With College Spaces Tight, More Women Turn to Roller Derby

CROTON-ON-HUDSON, New York. Caitlin Morgan has dreamed about attending Wellesley College, her mother’s alma mater, almost as long as she can remember.

               Wellesley College

 

“Mom took me there when I was a little girl, and I just fell in love with the place,” says the high school senior as she enters the storefront office of an SAT test-preparation company in this tony Westchester County suburb.

But Caitlin’s dream may fall victim to the iron laws of demographics. Female students from the high school class of 2025 will account for 57% of all college applications this year, and the odds of getting into the more prestigious liberal arts colleges have accordingly never been longer.

 

So what is Caitlin doing about it? In addition to cramming her schedule full of community service projects such as teaching synchronized swimming to heroin addicts, she is trying a new sport, one she hopes will give her an edge when admissions committees review her file–roller derby.

“So many girls from the better prep schools have field hockey and lacrosse on their resumes,” says Caitlin’s mother Linda, an investment banker with a charm bracelet that could hold a small Texas chain gang. “We wanted something that would make our daughter stand out.”

Long derided as the distaff equivalent of professional wrestling, roller derby is increasingly being adopted by young women who need a “plus factor” to get into their school of choice. Yan-Lan Lian is the overachieving daughter of immigrant parents who has already performed a solo concert at Carnegie Hall, discovered a cure for psoriasis and won the national Spelling Bee, but she feels there is a gap in her resume that only roller derby can fill.

“It is a fun game, if you don’t mind the stitches,” she says of the scars she bears on her forehead and cheeks. “I feel a pretty face is less important to the Dean of Admissions at Stanford than a diverse background with a variety of interests.”

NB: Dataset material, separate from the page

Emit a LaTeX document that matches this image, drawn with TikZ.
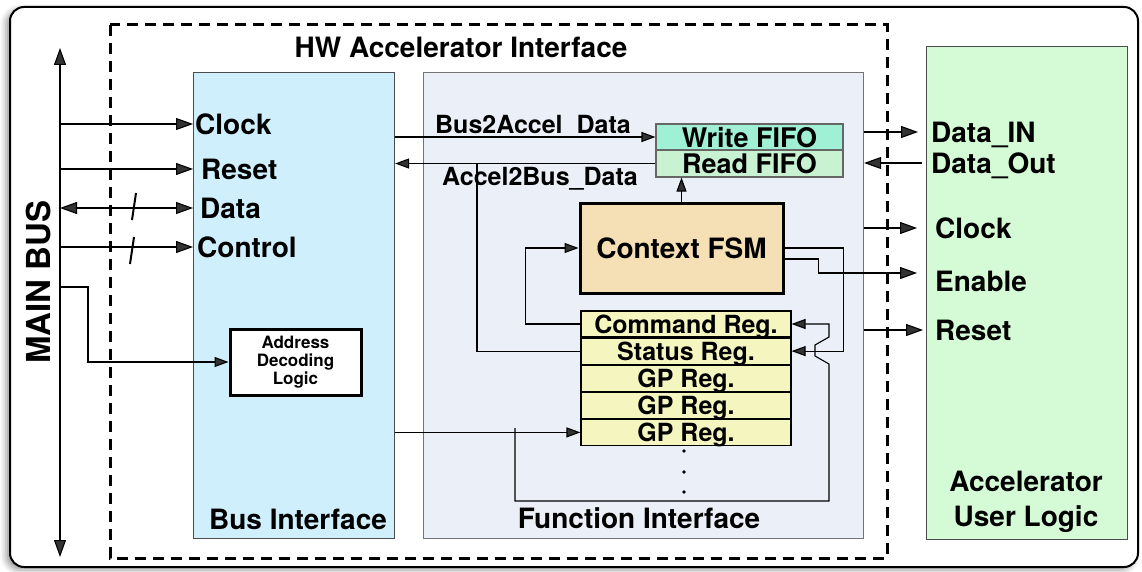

Caitlin and Yan-Lan compete weekly in the tough College Prep Roller Derby League here where the minimum SAT score is 750 verbal, 700 math. “When the jam is on, I want to know that my teammates could perform a quadratic equation on me if go flying over the rail,” says Morgan, who plays for the Westchester County Witches.

As a “jammer”, Morgan scores a point for the Witches each time she passes a member of the opposing team. Lian is a “blocker” for the Croton Cramp, and tries to prevent jammers from passing by throwing elbows and hip-checking her opponents onto the track or into the rail.

Admissions officers at top schools say that the competition for a limited number of slots at their schools can be vicious, and that parents are justified in seeking that extra “edge.” “Frankly, I don’t think an Emily Dickinson would get into Mt. Holyoke these days unless she had something besides ‘How dreary to be Somebody, How public like a Frog!’ on her transcript,” says Elinor Walton, Dean of Admissions at the top-ranked women’s college in western Massachusetts. “I think we’d wait-list her and tell her to spend a year arm-wrestling or candlepin bowling to round herself out a little.”

For Caitlin Morgan, roller derby adds up to good clean fun and a standout resume, says her mother, even if it means putting thousands of dollars of orthodonture at risk. “We can always buy Caitlin new teeth,” she says, “but getting into the right college is something you only get one shot at.”